Gills’ daughter, one of three children she raised with her first husband, visits her often at Rosewood, she said, but she still remembers how difficult it was to be alone.
“When I was quiet, I could feel it hurting inside,” Gills said.
Even in marriage, many times Gills said she felt she was alone.
“We are saying that being in a good relationship is good for your health, but being in an unhealthy relationship causes stress and stress we know is really bad for you,” Ostir said.
“If you are in a relationship where you are constantly arguing — about money or whatever — that takes a toll on a person’s stress we know very well is bad for you.”
Although many factors contribute to physical health, including heredity, environment, cultural influences, diet and exercise, whether good or bad, emotions greatly affect the body’s physical health.
The phenomenon is explained by basic neurology — brain chemicals, hormones and neurotransmitters — how emotions either insult or soothe the human body.
“By being happy you reach homeostasis,” Ostir said. “It is an equilibrium which keeps your body constant and calm. When a person is in a bad relationship; however, their body is not calm and as a result the brain releases harmful chemicals.”
Overtime those chemicals trigger inflammation and cause constant trauma to delicate organs in the body, such as the heart, brain or stomach. Stress chemicals can cause heart attacks, strokes or ulcers, Ostir said.

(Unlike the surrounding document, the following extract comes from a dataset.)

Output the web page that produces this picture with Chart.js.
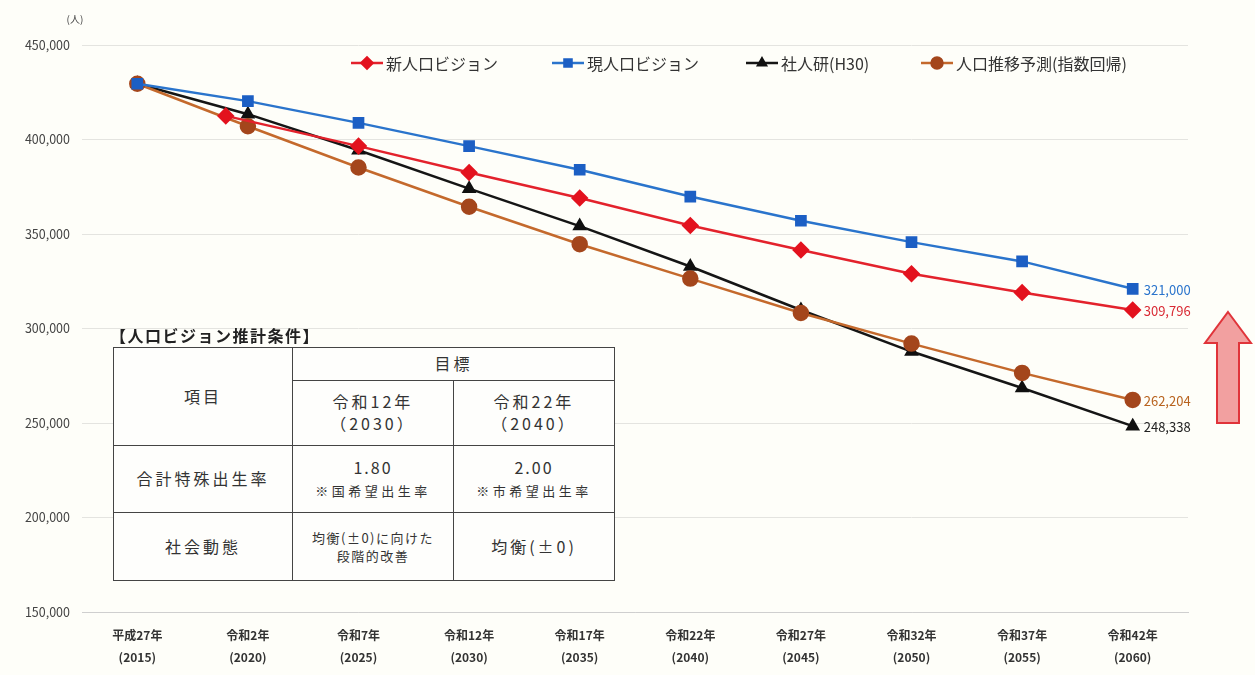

“Similarly, being happy and content causes the non-release of these chemicals and the release of other chemicals that have a protective effect on your body,” Ostir said. “It works both ways.”
While some health issues may be outside of our control, Ostir, who is — not surprisingly — a very happy person, reminds people that they have a choice when it comes to their mental and physical health.
“For a large part we do have control on how we walk through life and going through life as optimistically and positive as we can will build up our level of resilience,” Ostir said. “Things do happen in life but it is how you deal with these things that helps you move forward.”